Every line of the listing must be reproduced as it stands. Leave the images behind.

▶ DATA:

** BEGIN **

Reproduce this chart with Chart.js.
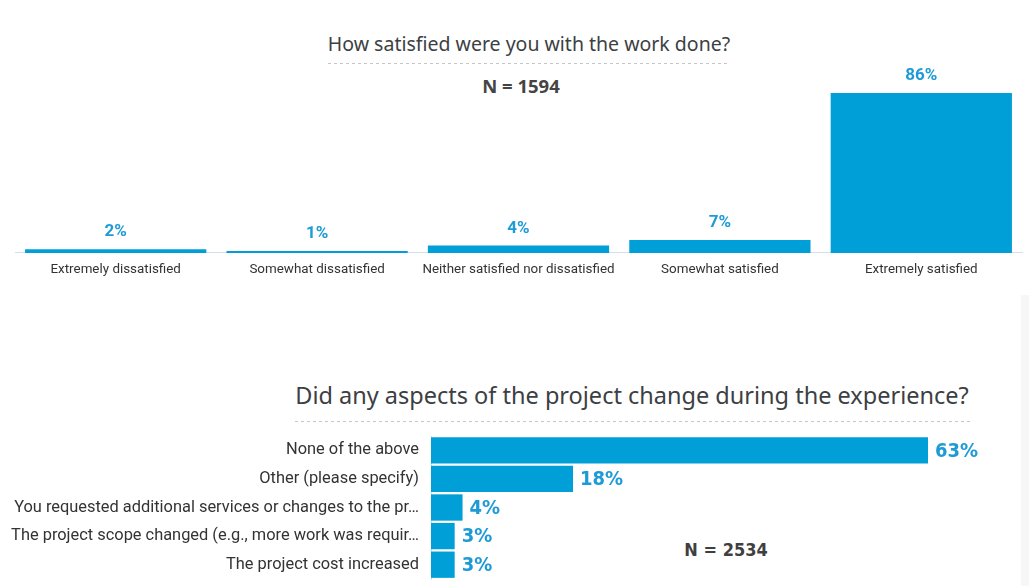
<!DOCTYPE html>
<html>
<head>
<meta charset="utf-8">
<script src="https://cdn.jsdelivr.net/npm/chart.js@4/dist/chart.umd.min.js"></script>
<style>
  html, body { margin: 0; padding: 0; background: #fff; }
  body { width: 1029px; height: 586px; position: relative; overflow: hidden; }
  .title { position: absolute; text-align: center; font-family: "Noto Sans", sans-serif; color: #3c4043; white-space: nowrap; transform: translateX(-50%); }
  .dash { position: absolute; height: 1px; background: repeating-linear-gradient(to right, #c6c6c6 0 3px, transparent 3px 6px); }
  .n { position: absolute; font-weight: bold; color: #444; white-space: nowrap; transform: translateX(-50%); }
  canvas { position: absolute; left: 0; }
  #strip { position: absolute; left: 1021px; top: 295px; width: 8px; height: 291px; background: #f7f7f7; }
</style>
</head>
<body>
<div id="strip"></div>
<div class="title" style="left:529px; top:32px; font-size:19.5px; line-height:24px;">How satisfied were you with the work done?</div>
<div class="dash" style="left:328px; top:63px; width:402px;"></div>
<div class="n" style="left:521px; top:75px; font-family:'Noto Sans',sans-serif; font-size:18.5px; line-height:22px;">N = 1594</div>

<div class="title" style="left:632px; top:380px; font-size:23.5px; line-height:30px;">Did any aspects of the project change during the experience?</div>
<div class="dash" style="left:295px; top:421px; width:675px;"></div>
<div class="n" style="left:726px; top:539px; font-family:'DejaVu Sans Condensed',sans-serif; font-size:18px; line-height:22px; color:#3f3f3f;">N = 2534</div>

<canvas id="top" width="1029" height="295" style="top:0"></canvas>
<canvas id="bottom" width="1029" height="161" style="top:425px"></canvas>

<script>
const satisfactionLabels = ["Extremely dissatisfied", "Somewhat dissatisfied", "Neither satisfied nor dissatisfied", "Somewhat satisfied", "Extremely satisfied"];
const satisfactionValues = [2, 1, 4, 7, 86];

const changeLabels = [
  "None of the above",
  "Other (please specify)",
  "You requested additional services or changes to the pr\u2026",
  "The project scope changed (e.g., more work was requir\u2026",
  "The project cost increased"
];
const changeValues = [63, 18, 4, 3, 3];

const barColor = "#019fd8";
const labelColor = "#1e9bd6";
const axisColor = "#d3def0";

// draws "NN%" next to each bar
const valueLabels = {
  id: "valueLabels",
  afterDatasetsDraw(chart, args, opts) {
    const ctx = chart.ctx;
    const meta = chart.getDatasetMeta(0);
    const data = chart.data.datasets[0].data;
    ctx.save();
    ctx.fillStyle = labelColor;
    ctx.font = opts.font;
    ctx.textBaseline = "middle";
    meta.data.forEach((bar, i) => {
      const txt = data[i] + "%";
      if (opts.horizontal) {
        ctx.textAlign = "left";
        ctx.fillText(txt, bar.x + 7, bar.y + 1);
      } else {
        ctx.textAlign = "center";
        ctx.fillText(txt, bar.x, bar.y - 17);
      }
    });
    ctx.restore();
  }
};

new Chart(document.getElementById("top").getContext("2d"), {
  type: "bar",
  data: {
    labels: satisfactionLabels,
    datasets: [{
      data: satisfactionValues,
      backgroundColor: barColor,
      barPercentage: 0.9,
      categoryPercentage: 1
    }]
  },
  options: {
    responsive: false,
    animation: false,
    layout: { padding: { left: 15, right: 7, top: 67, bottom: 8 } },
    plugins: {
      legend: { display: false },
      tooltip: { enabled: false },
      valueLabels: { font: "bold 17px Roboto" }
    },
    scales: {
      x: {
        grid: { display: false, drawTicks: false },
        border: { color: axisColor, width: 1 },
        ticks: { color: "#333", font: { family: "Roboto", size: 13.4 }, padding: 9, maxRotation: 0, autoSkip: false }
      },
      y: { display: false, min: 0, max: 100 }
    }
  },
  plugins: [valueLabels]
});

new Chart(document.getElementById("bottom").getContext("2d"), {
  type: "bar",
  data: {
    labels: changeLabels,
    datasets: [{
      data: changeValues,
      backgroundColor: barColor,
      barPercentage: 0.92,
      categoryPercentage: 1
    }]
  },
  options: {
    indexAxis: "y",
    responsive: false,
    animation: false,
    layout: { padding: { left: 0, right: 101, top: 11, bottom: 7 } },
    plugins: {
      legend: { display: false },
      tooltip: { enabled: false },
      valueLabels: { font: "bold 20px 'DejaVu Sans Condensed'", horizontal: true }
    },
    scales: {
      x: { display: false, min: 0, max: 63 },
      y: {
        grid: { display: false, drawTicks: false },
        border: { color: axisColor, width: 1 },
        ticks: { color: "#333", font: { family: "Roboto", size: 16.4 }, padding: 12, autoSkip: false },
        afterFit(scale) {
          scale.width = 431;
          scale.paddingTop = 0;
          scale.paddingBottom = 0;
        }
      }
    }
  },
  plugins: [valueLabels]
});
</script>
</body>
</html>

** END **

▶ WRITTEN ANSWER:
Reproduce this chart with Chart.js.
<!DOCTYPE html>
<html>
<head>
<meta charset="utf-8">
<script src="https://cdn.jsdelivr.net/npm/chart.js@4/dist/chart.umd.min.js"></script>
<style>
  html, body { margin: 0; padding: 0; background: #fff; }
  body { width: 1029px; height: 586px; position: relative; overflow: hidden; }
  .title { position: absolute; text-align: center; font-family: "Noto Sans", sans-serif; color: #3c4043; white-space: nowrap; transform: translateX(-50%); }
  .dash { position: absolute; height: 1px; background: repeating-linear-gradient(to right, #c6c6c6 0 3px, transparent 3px 6px); }
  .n { position: absolute; font-weight: bold; color: #444; white-space: nowrap; transform: translateX(-50%); }
  canvas { position: absolute; left: 0; }
  #strip { position: absolute; left: 1021px; top: 295px; width: 8px; height: 291px; background: #f7f7f7; }
</style>
</head>
<body>
<div id="strip"></div>
<div class="title" style="left:529px; top:32px; font-size:19.5px; line-height:24px;">How satisfied were you with the work done?</div>
<div class="dash" style="left:328px; top:63px; width:402px;"></div>
<div class="n" style="left:521px; top:75px; font-family:'Noto Sans',sans-serif; font-size:18.5px; line-height:22px;">N = 1594</div>

<div class="title" style="left:632px; top:380px; font-size:23.5px; line-height:30px;">Did any aspects of the project change during the experience?</div>
<div class="dash" style="left:295px; top:421px; width:675px;"></div>
<div class="n" style="left:726px; top:539px; font-family:'DejaVu Sans Condensed',sans-serif; font-size:18px; line-height:22px; color:#3f3f3f;">N = 2534</div>

<canvas id="top" width="1029" height="295" style="top:0"></canvas>
<canvas id="bottom" width="1029" height="161" style="top:425px"></canvas>

<script>
const satisfactionLabels = ["Extremely dissatisfied", "Somewhat dissatisfied", "Neither satisfied nor dissatisfied", "Somewhat satisfied", "Extremely satisfied"];
const satisfactionValues = [2, 1, 4, 7, 86];

const changeLabels = [
  "None of the above",
  "Other (please specify)",
  "You requested additional services or changes to the pr\u2026",
  "The project scope changed (e.g., more work was requir\u2026",
  "The project cost increased"
];
const changeValues = [63, 18, 4, 3, 3];

const barColor = "#019fd8";
const labelColor = "#1e9bd6";
const axisColor = "#d3def0";

// draws "NN%" next to each bar
const valueLabels = {
  id: "valueLabels",
  afterDatasetsDraw(chart, args, opts) {
    const ctx = chart.ctx;
    const meta = chart.getDatasetMeta(0);
    const data = chart.data.datasets[0].data;
    ctx.save();
    ctx.fillStyle = labelColor;
    ctx.font = opts.font;
    ctx.textBaseline = "middle";
    meta.data.forEach((bar, i) => {
      const txt = data[i] + "%";
      if (opts.horizontal) {
        ctx.textAlign = "left";
        ctx.fillText(txt, bar.x + 7, bar.y + 1);
      } else {
        ctx.textAlign = "center";
        ctx.fillText(txt, bar.x, bar.y - 17);
      }
    });
    ctx.restore();
  }
};

new Chart(document.getElementById("top").getContext("2d"), {
  type: "bar",
  data: {
    labels: satisfactionLabels,
    datasets: [{
      data: satisfactionValues,
      backgroundColor: barColor,
      barPercentage: 0.9,
      categoryPercentage: 1
    }]
  },
  options: {
    responsive: false,
    animation: false,
    layout: { padding: { left: 15, right: 7, top: 67, bottom: 8 } },
    plugins: {
      legend: { display: false },
      tooltip: { enabled: false },
      valueLabels: { font: "bold 17px Roboto" }
    },
    scales: {
      x: {
        grid: { display: false, drawTicks: false },
        border: { color: axisColor, width: 1 },
        ticks: { color: "#333", font: { family: "Roboto", size: 13.4 }, padding: 9, maxRotation: 0, autoSkip: false }
      },
      y: { display: false, min: 0, max: 100 }
    }
  },
  plugins: [valueLabels]
});

new Chart(document.getElementById("bottom").getContext("2d"), {
  type: "bar",
  data: {
    labels: changeLabels,
    datasets: [{
      data: changeValues,
      backgroundColor: barColor,
      barPercentage: 0.92,
      categoryPercentage: 1
    }]
  },
  options: {
    indexAxis: "y",
    responsive: false,
    animation: false,
    layout: { padding: { left: 0, right: 101, top: 11, bottom: 7 } },
    plugins: {
      legend: { display: false },
      tooltip: { enabled: false },
      valueLabels: { font: "bold 20px 'DejaVu Sans Condensed'", horizontal: true }
    },
    scales: {
      x: { display: false, min: 0, max: 63 },
      y: {
        grid: { display: false, drawTicks: false },
        border: { color: axisColor, width: 1 },
        ticks: { color: "#333", font: { family: "Roboto", size: 16.4 }, padding: 12, autoSkip: false },
        afterFit(scale) {
          scale.width = 431;
          scale.paddingTop = 0;
          scale.paddingBottom = 0;
        }
      }
    }
  },
  plugins: [valueLabels]
});
</script>
</body>
</html>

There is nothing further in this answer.